SOSIG and Biz/ed have already implemented cross-searching into their working services. When users search SOSIG they are in fact, also cross-searching the Biz/ed database - results from the two databases are returned on the same page. The technologies used to achieve this are described in a paper published in Dlib magazine . Databases located in different countries can also be cross-searched simultaneously - DutchESS (in the Netherlands) has been working closely with SOSIG (in the UK) to set up a cross-search mechanism, so that both the collections can be accessed simultaneously by users from both countries (and indeed elsewhere!). This is pioneering work and when it is in place, it is hoped the same mechanism will be used by other gateways to set up similar systems. Demonstrations of the cross-searching work being done by DESIRE and ROADS is available on the DESIRE Web site

Tools for Building Large-Scale Internet Subject Gateways

DESIRE is developing tools and methods for the development of large-scale Internet subject gateways. It is also working with both library and Internet standards organisations to develop standard practices for developing gateways, to ensure that they are interoperable and can work together to form large-scale, collaborative services.

The DESIRE Gateways Handbook

Later this year DESIRE will publish the "Information Gateways Handbook" - a guide for libraries interested in setting up large-scale subject gateways of their own. The Handbook will be made freely available on the WWW and will describe all the methods and tools required to set up a large-scale Internet subject gateway. It draws upon over three years of DESIRE research into subject gateways and will include case studies and examples from many of the gateways described earlier in this paper. It is hoped that the Handbook will assist other countries to set up their own national gateway initiatives so that more libraries and more librarians can begin to play a role in Internet resource discovery.


ROADS is a set of software tools to enable the set up and maintenance of Web based subject gateways. It was developed as part of the UK's Electronic Libraries Programme but is freely available for anyone to use. The software includes the database technology required to set up a gateway, the administration centre required to facilitate remote cataloguing via the WWW and everything else needed to run a gateway. Many of the gateways described above use ROADS, notably SOSIG and The Finnish Virtual Library Project. The ROADS open-source software toolkit is being produced by a consortium of developers with expertise in network-based resource identification, indexing and cataloguing. This has resulted in a standards-based approach to software development, making it compatible with current, and developing indexing and cataloguing requirements. In addition, there is ample documentation and online support for people interested in using the software for either experimental purposes or service provision.

IMesh : the International Gateway Community

IMesh is a collaborative network, involving key players in the World's subject gateway community (not only those in Europe). It is likely that IMesh will be the key player in future gateway developments internationally.

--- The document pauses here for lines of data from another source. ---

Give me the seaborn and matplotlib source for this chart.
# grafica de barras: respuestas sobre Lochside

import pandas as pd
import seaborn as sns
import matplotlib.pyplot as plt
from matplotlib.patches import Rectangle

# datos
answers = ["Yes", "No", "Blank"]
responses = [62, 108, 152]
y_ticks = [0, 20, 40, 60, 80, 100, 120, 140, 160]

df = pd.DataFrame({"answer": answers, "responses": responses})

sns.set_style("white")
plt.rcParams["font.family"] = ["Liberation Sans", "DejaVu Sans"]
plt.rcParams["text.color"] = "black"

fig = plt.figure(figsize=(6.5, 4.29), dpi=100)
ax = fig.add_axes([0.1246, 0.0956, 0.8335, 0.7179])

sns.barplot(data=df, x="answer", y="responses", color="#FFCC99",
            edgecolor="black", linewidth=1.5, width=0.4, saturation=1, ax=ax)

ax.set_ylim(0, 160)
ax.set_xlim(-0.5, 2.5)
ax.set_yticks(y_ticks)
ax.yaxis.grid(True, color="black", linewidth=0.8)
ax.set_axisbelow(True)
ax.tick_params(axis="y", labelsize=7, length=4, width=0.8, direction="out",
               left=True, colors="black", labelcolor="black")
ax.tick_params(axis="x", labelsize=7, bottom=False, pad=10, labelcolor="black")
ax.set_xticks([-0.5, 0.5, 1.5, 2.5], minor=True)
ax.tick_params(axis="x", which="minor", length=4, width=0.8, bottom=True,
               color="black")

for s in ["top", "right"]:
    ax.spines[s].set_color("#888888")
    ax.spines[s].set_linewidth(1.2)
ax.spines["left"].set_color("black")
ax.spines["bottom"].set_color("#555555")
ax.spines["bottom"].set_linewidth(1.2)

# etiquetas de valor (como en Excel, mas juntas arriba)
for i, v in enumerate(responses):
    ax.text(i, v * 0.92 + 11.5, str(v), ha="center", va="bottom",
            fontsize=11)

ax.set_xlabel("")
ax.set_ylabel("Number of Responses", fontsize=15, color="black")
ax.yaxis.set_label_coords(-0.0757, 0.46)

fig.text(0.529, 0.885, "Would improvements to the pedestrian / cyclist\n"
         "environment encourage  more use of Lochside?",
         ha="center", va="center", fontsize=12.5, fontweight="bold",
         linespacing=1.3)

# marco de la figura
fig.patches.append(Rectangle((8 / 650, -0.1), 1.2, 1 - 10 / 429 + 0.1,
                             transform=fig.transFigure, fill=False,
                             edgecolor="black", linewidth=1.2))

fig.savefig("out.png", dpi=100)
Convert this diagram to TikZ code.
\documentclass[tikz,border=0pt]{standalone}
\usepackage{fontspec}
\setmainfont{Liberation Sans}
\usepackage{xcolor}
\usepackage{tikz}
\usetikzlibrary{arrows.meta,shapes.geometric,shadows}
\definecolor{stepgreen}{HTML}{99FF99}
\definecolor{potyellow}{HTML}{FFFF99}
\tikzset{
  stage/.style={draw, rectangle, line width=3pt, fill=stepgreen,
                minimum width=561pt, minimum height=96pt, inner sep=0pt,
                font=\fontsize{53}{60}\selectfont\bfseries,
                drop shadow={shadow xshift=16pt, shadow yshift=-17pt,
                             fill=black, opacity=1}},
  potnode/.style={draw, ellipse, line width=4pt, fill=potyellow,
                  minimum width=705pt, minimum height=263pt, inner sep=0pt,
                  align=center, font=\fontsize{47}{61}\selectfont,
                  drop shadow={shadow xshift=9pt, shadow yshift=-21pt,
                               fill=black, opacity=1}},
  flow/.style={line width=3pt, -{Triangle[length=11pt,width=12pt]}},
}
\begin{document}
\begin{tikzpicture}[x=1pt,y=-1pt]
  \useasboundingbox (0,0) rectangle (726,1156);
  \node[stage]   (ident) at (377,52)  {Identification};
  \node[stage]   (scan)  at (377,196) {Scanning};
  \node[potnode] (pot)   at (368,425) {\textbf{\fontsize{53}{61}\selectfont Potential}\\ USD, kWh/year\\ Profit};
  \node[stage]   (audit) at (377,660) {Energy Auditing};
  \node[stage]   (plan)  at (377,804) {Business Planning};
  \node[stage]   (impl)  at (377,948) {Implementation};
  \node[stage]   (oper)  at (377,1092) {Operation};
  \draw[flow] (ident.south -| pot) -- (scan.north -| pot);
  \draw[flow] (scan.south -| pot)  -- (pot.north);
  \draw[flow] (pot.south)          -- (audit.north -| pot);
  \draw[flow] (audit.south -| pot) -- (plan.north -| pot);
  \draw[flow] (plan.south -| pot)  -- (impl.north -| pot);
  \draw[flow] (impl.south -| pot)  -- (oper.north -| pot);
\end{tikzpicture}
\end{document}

IMesh was formed as a result of a meeting at The Second European Conference on Research and Advanced Technology for Digital Libraries, held in Crete in September 1998, attended by 25 delegates from 15 countries. One of the main aims of IMesh is to explore the potential for collaborative development of gateways internationally. It would require significant investment of effort and resources for a single country to attempt to create a gateway that pointed to the best of the Internet from all countries, in all languages in all subject areas. The IMesh group is looking at ways in which the effort can be shared through international collaborative agreements. Many of the technologies required for cross-searching different gateways and for remote cataloguing into gateways already exist. What is lacking is the strategic organisation between gateways and IMesh aims to address this. The report from this meeting outlines the main issues that the group aims to address. In June 1999 the first IMesh workshop will be held in Warwick in the UK and will be attended by gateway providers from around the World. I hope to report on the outcomes of this meeting when I present this paper at the IFLA conference. An IMesh discussion list exists and those interested in international collaboration amongst subject gateways are invited to join. The list provides an open forum for exchanging ideas and technology for promoting the subject gateway movement. Details are on the IMesh Web site .

Future and Conclusions

In many ways the Internet is still a bit of a building site! Many things are still under-construction, including the basic architecture of the Web. The World Wide Web Consortium is still working on building a structure that can support resource discovery on the Internet. They have recently released the Resource Description Framework (RDF) model and syntax specification, which aims to provide a basic infrastructure on the Web to support the transfer and processing of metadata. This marks a new age on the Web as in effect, it allows anyone to "catalogue" a Web resource in a machine understandable way. Different people will want to use RDF in different ways - it is simply the structure within which different people can work. Gateways are working with the W3C to see how RDF can support these high quality metadata collections. Potentially, librarians could forge the same role for themselves on the Internet that they have had traditionally - as third party information providers that end-users can learn to trust and rely on when searching for information.

Although the structure for the Internet library is not yet complete, it does not mean that librarians have to wait to start building their Internet collections. The human networks required to effectively catalogue the Internet will take many years to build. Libraries can work on creating metadata records for Internet resources and on finding their place in the metadata community. They can also start becoming familiar with the new metadata and Internet cataloguing standards so all the records are compatible. Although this paper is being presented in the "Information Technology Section" of IFLA, in many ways the technologies are the least of our worries - it is the human factor that now requires significant development.

DESIRE and IMesh hope to facilitate the involvement of the wider library community in Internet resource discovery. In this paper I have described services that already involve input from large numbers of libraries and librarians. Perhaps the IFLA community can help us to take this work forward and to promote Internet Librarianship as an important new role for the profession.